In 2023, the scripted variety category had 12 submissions, resulting in three nominees. This year, Variety has been tracking only four expected submissions: last year’s winner John Oliver, “SNL,” CBS’s “After Midnight” hosted by Taylor Tomlinson and HBO/Max’s now-canceled “Painting With John.” Variety has also confirmed Netflix’s “The Magic Prank Show With Justin Willman,” which had planned its campaign in the scripted variety space, was not accepted in the race. Instead, it will compete in outstanding structured reality program alongside its streaming counterparts, “Love Is Blind” and last year’s winner “Queer Eye.”

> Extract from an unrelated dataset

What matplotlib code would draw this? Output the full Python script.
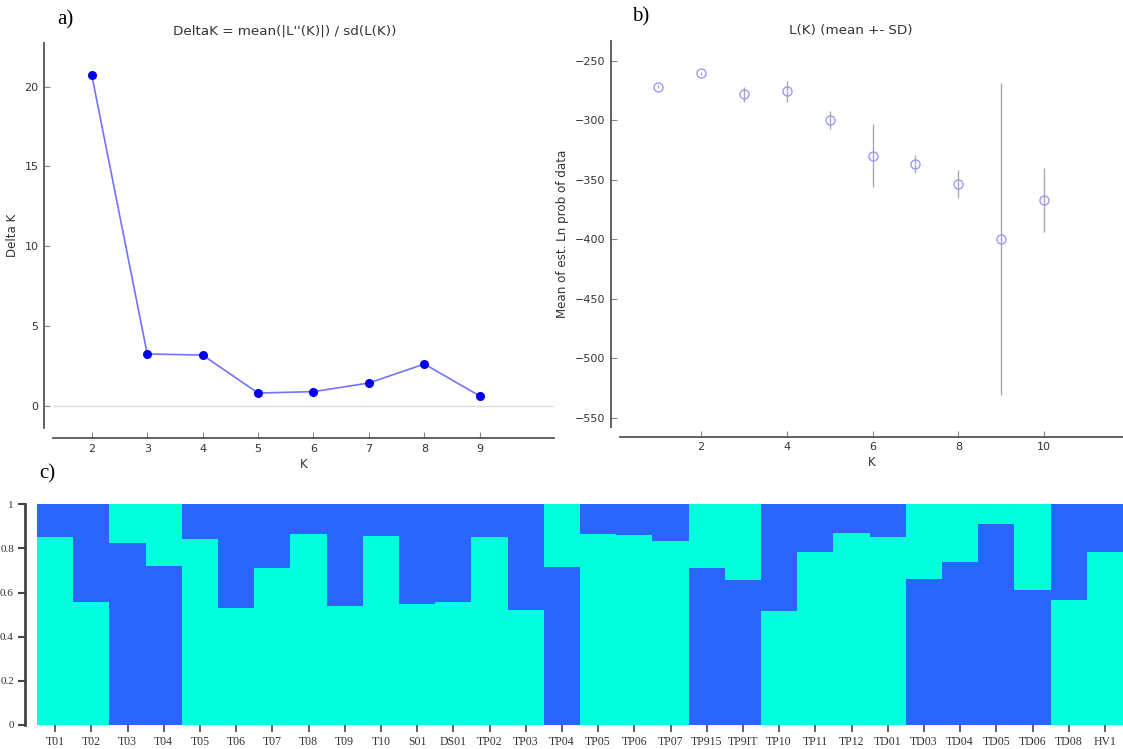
import matplotlib
matplotlib.use("Agg")
import matplotlib.pyplot as plt
import numpy as np

# a) Delta K by K
k_delta = [2, 3, 4, 5, 6, 7, 8, 9]
delta_k = [20.71, 3.24, 3.17, 0.79, 0.88, 1.42, 2.61, 0.61]

# b) L(K) mean and SD
k_lk = [1, 2, 3, 4, 5, 6, 7, 8, 9, 10]
lk_mean = [-271.6, -260.4, -278.0, -275.5, -299.4, -329.6, -336.4, -353.2, -399.7, -366.9]
lk_sd = [1.5, 1.0, 6.5, 8.7, 7.6, 26.6, 7.7, 11.8, 131.2, 27.3]

# c) membership in the cyan cluster (rest is blue)
samples = ["T01", "T02", "T03", "T04", "T05", "T06", "T07", "T08", "T09", "T10",
           "S01", "DS01", "TP02", "TP03", "TP04", "TP05", "TP06", "TP07", "TP915", "TP9IT",
           "TP10", "TP11", "TP12", "TD01", "TD03", "TD04", "TD05", "TD06", "TD08", "HV1"]
cyan_q = [0.852, 0.559, 0.177, 0.280, 0.841, 0.529, 0.711, 0.864, 0.538, 0.858,
          0.548, 0.559, 0.852, 0.521, 0.284, 0.864, 0.862, 0.832, 0.290, 0.342,
          0.515, 0.785, 0.869, 0.853, 0.337, 0.261, 0.089, 0.388, 0.565, 0.784]

CYAN = "#00ffdd"
BLUE = "#2866ff"
SPINE = "#555555"
TXT = "#333333"
W, H = 1123, 749

fig = plt.figure(figsize=(W / 100, H / 100), dpi=100)


def box(l, t, r, b):
    return [l / W, 1 - b / H, (r - l) / W, (b - t) / H]


def style_top(ax, xoff, yoff):
    for s in ["top", "right"]:
        ax.spines[s].set_visible(False)
    ax.spines["left"].set_position(("outward", xoff * 0.72))
    ax.spines["bottom"].set_position(("outward", yoff * 0.72))
    for s in ["left", "bottom"]:
        ax.spines[s].set_color(SPINE)
        ax.spines[s].set_linewidth(1.3)
    ax.tick_params(direction="in", length=4, width=0.8, color="#888888",
                   labelsize=8, labelcolor=TXT, pad=4)


# panel a
ax1 = fig.add_axes(box(53, 43, 554, 428))
ax1.axhline(0, color="#dddddd", lw=1, zorder=0)
ax1.plot(k_delta, delta_k, "-", color="#5a5aff", alpha=0.85, lw=1.2)
ax1.plot(k_delta, delta_k, "o", color="#0000ee", ms=5.5, mec="#0000ee")
ax1.set_xlim(1.3, 10.34)
ax1.set_ylim(-1.4, 22.73)
ax1.set_xticks(k_delta)
ax1.set_yticks([0, 5, 10, 15, 20])
style_top(ax1, 9, 10)
ax1.set_title("DeltaK = mean(|L''(K)|) / sd(L(K))", fontsize=9.7, color=TXT, pad=6,
              x=(285 - 53) / 501)
ax1.set_ylabel("Delta K", fontsize=8.6, color=TXT, labelpad=4)
ax1.set_xlabel("K", fontsize=8.6, color=TXT, labelpad=3)

# panel b
ax2 = fig.add_axes(box(620, 40.7, 1123, 426.7))
ax2.errorbar(k_lk, lk_mean, yerr=lk_sd, fmt="o", mfc="none", mec="#9a9aff",
             ms=6.5, mew=1.0, ecolor="#aaaaaa", elinewidth=1.0, capsize=0)
ax2.set_xlim(0.11, 11.84)
ax2.set_ylim(-557.6, -232.9)
ax2.set_xticks([2, 4, 6, 8, 10])
ax2.set_yticks([-550, -500, -450, -400, -350, -300, -250])
style_top(ax2, 9, 10)
ax2.set_title("L(K) (mean +- SD)", fontsize=9.7, color=TXT, pad=5,
              x=(851 - 620) / 503)
ax2.set_ylabel("Mean of est. Ln prob of data", fontsize=8.6, color=TXT, labelpad=4)
ax2.set_xlabel("K", fontsize=8.6, color=TXT, labelpad=3)

# panel c
ax3 = fig.add_axes(box(37, 504.3, 1123, 725))
x = np.arange(len(samples))
q = np.array(cyan_q)
bottom_is_cyan = q >= 0.5
low = np.where(bottom_is_cyan, q, 1 - q)
ax3.bar(x, low, width=1.0, color=np.where(bottom_is_cyan, CYAN, BLUE), linewidth=0)
ax3.bar(x, 1 - low, bottom=low, width=1.0, color=np.where(bottom_is_cyan, BLUE, CYAN),
        linewidth=0)
ax3.set_xlim(-0.5, len(samples) - 0.5)
ax3.set_ylim(0, 1)
for s in ["top", "right", "bottom"]:
    ax3.spines[s].set_visible(False)
ax3.spines["left"].set_position(("outward", 12 * 0.72))
ax3.spines["left"].set_color("#444444")
ax3.spines["left"].set_linewidth(2)
ax3.set_yticks([0, 0.2, 0.4, 0.6, 0.8, 1])
ax3.set_yticklabels(["0", "0.2", "0.4", "0.6", "0.8", "1"])
ax3.set_xticks(x)
ax3.set_xticklabels(samples)
ax3.tick_params(axis="y", direction="out", length=5, width=1.5, color="#444444",
                labelsize=8, labelcolor=TXT, pad=3)
ax3.tick_params(axis="x", direction="out", length=5, width=1.2, color="#444444",
                labelsize=8.5, labelcolor=TXT, pad=3)
for lab in ax3.get_xticklabels() + ax3.get_yticklabels():
    lab.set_family("Liberation Serif")

# panel letters
for txt, px, py in [("a)", 65, 20), ("b)", 641, 17), ("c)", 47, 474)]:
    fig.text(px / W, 1 - py / H, txt, fontsize=15, family="Liberation Serif",
             ha="center", va="center", color="black")

fig.savefig("out.png", dpi=100)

A notable issue that’s been bubbling the past few weeks is not having a specific peer-group for “scripted variety.” Traditionally, this category is one of 17 races that are voted on by the entire membership, not a particular group. The TV Academy has addressed this by an email sent to members on June 5, inviting them to serve on the jury. The viewing and voting period for juries is from June 28 to July 8, taking place after the nomination voting period for all other categories, which runs from June 13 to 24. The deadline to sign up for the jury is June 21.

The vetting process requires members to list their involvement with any scripted variety series and acknowledge they will watch all videos before voting.

The scripted variety and talk series categories are continuing to face significant challenges that will likely spark significant updates or a category merge next cycle. The talk series race, which had 19 submissions last year, is expected to have only 13 this year. This would be a significant decrease that could potentially yield only three nominees with names like Jimmy Kimmel, Seth Meyers, John Mulaney and Stephen Colbert in the running.

Other language updates in the rules were found under sound mixing and special visual effects awards. The former reads, “There is no guarantee that all entrants listed will be approved by the Peer Group Executive Committee, regardless of past rulings.”

The latter is found in the “voting” section, stating, “A panel comprised of voting members from the Special Visual Effects Peer Group will prescreen all submissions to determine the nominations.”

Official submissions will be revealed when voting opens on Thursday, June 13.